You can take the girl out of Kentucky, but you can't take Kentucky out of the girl.
Gena Fausel, a Lexington, Ky., native, has been living in Westerville for 15 years. And in spite of how Ohio loves its Little Brown Jug, the former home economics teacher has stuck with her roots.
Fausel, 58, entered the Kentucky Derby Museum's annual hat contest on a whim, and wound up with the "Most Representative of the Derby" award for 2014 and a spot in the museum for the next year.
A friend needed a derby-themed hat for work, and asked Fausel, who said she "dabbles" in art and fashion, to throw something together for him.

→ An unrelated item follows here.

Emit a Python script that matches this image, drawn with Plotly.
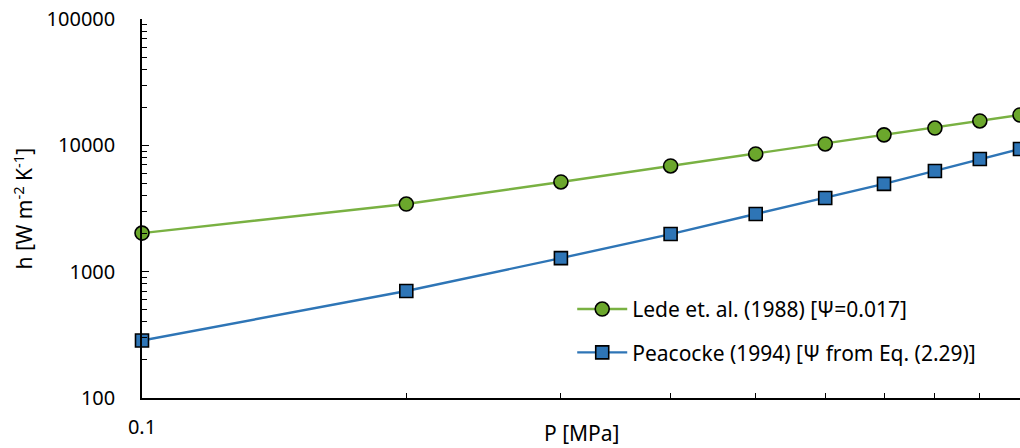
import plotly.graph_objects as go

# Pressure [MPa]
pressure = [0.1, 0.2, 0.3, 0.4, 0.5, 0.6, 0.7, 0.8, 0.9, 1.0]

# Heat transfer coefficient h [W m-2 K-1]
h_lede = [2020, 3430, 5130, 6870, 8550, 10250, 12100, 13700, 15600, 17400]
h_peacocke = [285, 703, 1280, 1985, 2860, 3830, 4950, 6270, 7800, 9360]

lede_name = "Lede et. al. (1988) [Ψ=0.017]"
peacocke_name = "Peacocke (1994) [Ψ from Eq. (2.29)]"

y_ticks = [100, 1000, 10000, 100000]
y_labels = ["100", "1000", "10000", "100000"]
x_ticks = [0.1, 1]
x_labels = ["0.1", "1"]

FONT = "Noto Sans, Open Sans, sans-serif"
GREEN_LINE = "#79B142"
GREEN_FILL = "#6BA72C"
BLUE_LINE = "#2E75B6"
BLUE_FILL = "#2E75B6"

fig = go.Figure()
fig.add_trace(go.Scatter(
    x=pressure, y=h_lede, name=lede_name, mode="lines+markers",
    line=dict(color=GREEN_LINE, width=2.4),
    marker=dict(symbol="circle", size=14, color=GREEN_FILL,
                line=dict(color="black", width=1.6)),
    legendgroup="a", cliponaxis=False,
))
fig.add_trace(go.Scatter(
    x=pressure, y=h_peacocke, name=peacocke_name, mode="lines+markers",
    line=dict(color=BLUE_LINE, width=2.4),
    marker=dict(symbol="square", size=13, color=BLUE_FILL,
                line=dict(color="black", width=1.6)),
    legendgroup="b", cliponaxis=False,
))

axis_common = dict(
    showline=True, linecolor="black", linewidth=1.5,
    ticks="inside", ticklen=7, tickwidth=1.2, tickcolor="black",
    showgrid=False, zeroline=False, mirror=False, automargin=False,
    tickfont=dict(family=FONT, size=20, color="black"),
    minor=dict(ticks="inside", ticklen=5, tickwidth=1.1, tickcolor="black",
               showgrid=False, dtick="D1"),
)

fig.update_xaxes(
    type="log", range=[-1, 0],
    tickvals=x_ticks, ticktext=x_labels,
    ticklabelstandoff=10,
    **axis_common,
)
fig.update_yaxes(
    type="log", range=[2, 5],
    tickvals=y_ticks, ticktext=y_labels,
    ticklabelstandoff=21,
    **axis_common,
)

# Axis titles
fig.add_annotation(
    text="P [MPa]", xref="paper", yref="paper", x=0.501, y=-0.092,
    xanchor="center", yanchor="middle", showarrow=False,
    font=dict(family=FONT, size=21, color="black"),
)
fig.add_annotation(
    text="h [W m<sup>-2</sup> K<sup>-1</sup>]", xref="paper", yref="paper",
    x=-0.1355, y=0.5, xanchor="center", yanchor="middle", textangle=-90,
    showarrow=False, font=dict(family=FONT, size=21, color="black"),
)

fig.update_layout(
    width=1020, height=448,
    margin=dict(l=142, r=0, t=19, b=50),
    paper_bgcolor="white", plot_bgcolor="white",
    font=dict(family=FONT, color="black"),
    showlegend=True,
    legend=dict(
        x=0.49, y=0.177, xanchor="left", yanchor="middle",
        font=dict(family=FONT, size=21, color="black"),
        bgcolor="rgba(0,0,0,0)", tracegroupgap=13,
        traceorder="grouped", itemwidth=50,
    ),
)

fig.write_html("out.html")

What she came up with was a hat adorned with racing horses and roses in a simple but obviously derby-themed straw hat.
"It's kind of whimsical and fun," Fausel said. "That's kind of the way I like to challenge myself as an artist. I'm very technically trained for details and things, so it helps me to have a challenge like a contest to kind of push me out of that box."
The museum awarded its prizes June 19, and Fausel said she was surprised to receive the email informing her of the recognition.
"I couldn't believe it," she said.
Now, the hat -- along with 19 others -- will sit in the Kentucky Derby Museum in Louisville until next June.
While Fausel admits that the timing seems odd, it makes sense.
"It might appear strange to average person," she said. "But that means that this year, you would go and visit the museum and see hats exhibited that perhaps were worn at the derby that year."
Fausel's art can be found regularly at the Ohio Art Market in Westerville, 30 N. State St., and she said she enjoys the challenge of coming up with a creative hat each year.
"I always do a new hat," she said. "I use it like an artist challenge. I'm not going and collecting a hat or a vintage hat and looking for something that will win, I'm doing it differently."
Her entry in 2011 was also in the top 20, but this was her first award from the museum.
Fausel said she's pleased with the honor, but it doesn't come with a payday.
"My husband said, 'So where's the big check?' " she said with a laugh. "But, you know, nothing I ever do amounts to a terrible amount of money. It's always just for the love of art and participating."